Peel Ports have issued a notice reminding mariners to keep 150 metres away from the LNG terminal, or 250 metres from the tanker if one is present. Following recent exclusion zone incursions a number of vessel owners have been educated regarding their failure of navigational and situational awareness. Unauthorised Exclusion Zone Infringements may result in Enforcement Action.
The Sheerness Lifeboat team reports that a man clinging for his life to a buoy for two hours in the dark in the Medway Estuary was rescued by a Good Samaritan and Sheerness RNLI lifeboat volunteers. The 64 year old man had transferred from his yacht moored in Halstow Creek to a dinghy which then capsized, leaving him in the perilously cold water alone at night. Eventually the man’s cries for help were heard by someone in a nearby house sparking an emergency 999 call to the Coastguard and a late night launch of Sheerness RNLI’s inshore lifeboat Eleanor at 12.05am on Thursday 19 May.
Within less than half an hour of leaving their beds, the charity’s volunteer crew reached the area at 12.27pm and immediately launched two flares to illuminate the dark night and assist their search. RNLI helmsman Mark Tucker said: ‘We spotted a man in a small rhib type boat next to a mooring buoy who we later learned had been alerted by a phone call saying that cries for help could be heard in the creek.The chap got into his boat and eventually located the casualty in the water where he was clinging to the buoy. Having found the man in the water the Good Samaritan hadn’t been able to get him out and so hung onto him until we arrived on the scene.’
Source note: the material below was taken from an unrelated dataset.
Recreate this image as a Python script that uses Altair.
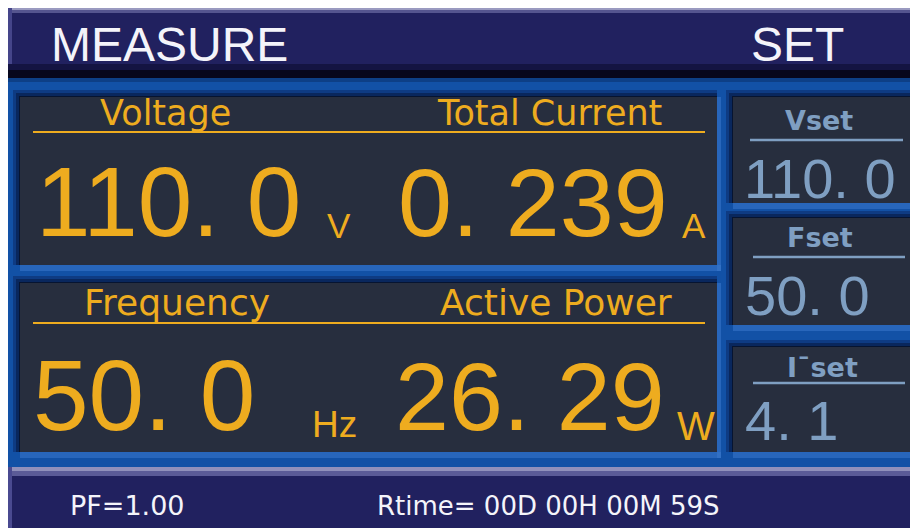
import altair as alt
import pandas as pd

# ---------------- content ----------------
header_titles = ["MEASURE", "SET"]
measure_labels = ["Voltage", "Total Current", "Frequency", "Active Power"]
measure_values = ["110. 0", "0. 239", "50. 0", "26. 29"]
measure_units = ["V", "A", "Hz", "W"]
set_labels = ["Vset", "Fset", "I\u00afset"]
set_values = ["110. 0", "50. 0", "4. 1"]
status_texts = ["PF=1.00", "Rtime= 00D 00H 00M 59S"]

# ---------------- styles ----------------
NAVY = "#21215f"
BLUE = "#1251a6"
HILITE = "#3a78cc"
PANEL = "#272e3e"
ORANGE = "#eeac1f"
STEEL = "#7f9fc2"
WHITE = "#f4f4fa"

# ---------------- layout (pixel frame of the display) ----------------
XR = 910  # right edge of drawable area
rects = [
    # header band
    (8, 8, XR, 78, NAVY, 1.0),
    (8, 8, XR, 10, "#9a9ac0", 1.0),
    (8, 10, XR, 13, "#55558f", 1.0),
    (8, 8, 12, 66, "#45458a", 1.0),
    (8, 64, XR, 70, "#141442", 1.0),
    (8, 70, XR, 78, "#07071c", 1.0),
    # blue frame
    (8, 78, XR, 467, BLUE, 1.0),
    (8, 78, XR, 82, "#0d3f86", 1.0),
    # bottom band
    (8, 467, XR, 528, NAVY, 1.0),
    (8, 467, XR, 471, "#9090bb", 1.0),
    (8, 471, XR, 476, "#5b5b97", 1.0),
    (8, 467, 12, 528, "#4a4a90", 1.0),
]
panels = [
    (20, 97, 717, 265),
    (20, 283, 717, 452),
    (733, 97, XR, 203),
    (733, 218, XR, 325),
    (733, 347, XR, 452),
]
# light highlights just below / right of each panel
for (x1, y1, x2, y2) in panels:
    rects.append((x1, y2, x2 + 4, y2 + 6, HILITE, 0.55))
    rects.append((x2, y1, x2 + 4, y2 + 6, HILITE, 0.55))
for (x1, y1, x2, y2) in panels:
    rects.append((x1 - 7, y1 - 7, x2, y2, "#0b2a66", 0.55))
    rects.append((x1 - 4, y1 - 4, x2, y2, "#061a44", 0.6))
    rects.append((x1 - 1, y1 - 1, x2, y2, "#050d20", 0.7))
    rects.append((x1, y1, x2, y2, PANEL, 1.0))

rect_df = pd.DataFrame(rects, columns=["x1", "y1", "x2", "y2", "color", "op"])

rules = [
    (33, 705, 132, ORANGE, 2.2),
    (33, 705, 323, ORANGE, 2.2),
    (750, 903, 140, STEEL, 2.5),
    (753, 905, 257, STEEL, 2.5),
    (753, 905, 383, STEEL, 2.5),
]
rule_df = pd.DataFrame(rules, columns=["x1", "x2", "y", "color", "w"])

# Liberation Sans group
lib = []
lib.append((51, 61, header_titles[0], 48, WHITE))
lib.append((751, 61, header_titles[1], 48, WHITE))
lib.append((36, 236, measure_values[0], 98, ORANGE))
lib.append((398, 236, measure_values[1], 97, ORANGE))
lib.append((33, 430, measure_values[2], 100, ORANGE))
lib.append((395, 430, measure_values[3], 97, ORANGE))
lib.append((327, 238, measure_units[0], 35, ORANGE))
lib.append((682, 238, measure_units[1], 35, ORANGE))
lib.append((312, 437, measure_units[2], 37, ORANGE))
lib.append((677, 440, measure_units[3], 40, ORANGE))
lib.append((744, 198, set_values[0], 56, STEEL))
lib.append((745, 315, set_values[1], 56, STEEL))
lib.append((745, 440, set_values[2], 56, STEEL))
lib_df = pd.DataFrame(lib, columns=["x", "y", "text", "size", "color"])

dej = []
dej.append((100, 125, measure_labels[0], 35, ORANGE))
dej.append((438, 125, measure_labels[1], 35, ORANGE))
dej.append((84, 315, measure_labels[2], 36, ORANGE))
dej.append((440, 315, measure_labels[3], 36, ORANGE))
dej.append((70, 515, status_texts[0], 27, WHITE))
dej.append((377, 515, status_texts[1], 26, WHITE))
dej_df = pd.DataFrame(dej, columns=["x", "y", "text", "size", "color"])

bold = []
bold.append((785, 130, set_labels[0], 27, STEEL))
bold.append((787, 247, set_labels[1], 27, STEEL))
bold.append((787, 377, set_labels[2], 27, STEEL))
bold_df = pd.DataFrame(bold, columns=["x", "y", "text", "size", "color"])

xs = alt.Scale(domain=[8, XR], nice=False, zero=False)
ys = alt.Scale(domain=[8, 528], nice=False, zero=False, reverse=True)

rect_layer = alt.Chart(rect_df).mark_rect().encode(
    x=alt.X("x1:Q", scale=xs, axis=None),
    x2="x2:Q",
    y=alt.Y("y1:Q", scale=ys, axis=None),
    y2="y2:Q",
    color=alt.Color("color:N", scale=None),
    opacity=alt.Opacity("op:Q", scale=None),
)

rule_layer = alt.Chart(rule_df).mark_rule().encode(
    x=alt.X("x1:Q", scale=xs, axis=None),
    x2="x2:Q",
    y=alt.Y("y:Q", scale=ys, axis=None),
    color=alt.Color("color:N", scale=None),
    strokeWidth=alt.StrokeWidth("w:Q", scale=None),
)


def text_layer(df, font, weight):
    return alt.Chart(df).mark_text(
        align="left", baseline="alphabetic", font=font, fontWeight=weight
    ).encode(
        x=alt.X("x:Q", scale=xs, axis=None),
        y=alt.Y("y:Q", scale=ys, axis=None),
        text="text:N",
        size=alt.Size("size:Q", scale=None),
        color=alt.Color("color:N", scale=None),
    )


chart = alt.layer(
    rect_layer,
    rule_layer,
    text_layer(lib_df, "Liberation Sans", "normal"),
    text_layer(dej_df, "DejaVu Sans", "normal"),
    text_layer(bold_df, "DejaVu Sans", "bold"),
).properties(
    width=XR - 8,
    height=520,
    padding=0,
    autosize=alt.AutoSizeParams(type="none"),
    background="white",
).configure_view(stroke=None)

chart.save("out.html", embed_options={"renderer": "svg", "actions": False})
As the lifeboat neared the scene crew member Kris White jumped into the water to support the casualty before getting him aboard the lifeboat with the support of his fellow RNLI crew members. Kris added: ‘It was a pitch black night and the water was extremely cold. The guy was in a bad way. He was so cold he looked blue. We think he had been in the water for two hours. He was lucky he’d been spotted and help came. I don’t know how much longer he could have held on if he’d been alone but the fact that he was wearing his lifejacket undoubtedly saved his life because apart from the extreme cold there was a very strong tide running which would have been impossible to swim against.’
‘This incident goes to show how quickly and unexpectedly things can go wrong, even in a sheltered creek. We’d urge everyone to carry a waterproof means of communication, whether that’s a radio, a mobile phone in a protective pouch or even flares, so that if they find themselves in a similar situation they can call for help.’
The casualty was taken to a nearby slipway where he was handed over to a waiting South East Coast Ambulance Service crew. It is not thought the man’s condition was life threatening.
The ILB crew had earlier been called at 5.55pm on Wednesday 18 May to assist in the recovery of a body found in the water at Strood Pier.
Structural inspection works and span closures will commence on Rochester Old Stone Bridge from 17-23 May 2016. A rope access team will operate on the underside of the Rochester Old Stone Bridge. Only one span will be closed to navigation at any one time.
A closed span will be identified by the suspension of three RED discs at the points of an equilateral triangle with the apex downwards and the base horizontal; by night by three RED lights in a similar position to the discs exhibited by day. The RED discs or lights will be suspended from the centre of the span.
The safety boat ‘Protector’ will be in attendance and will maintain a listening watch on VHF Ch74.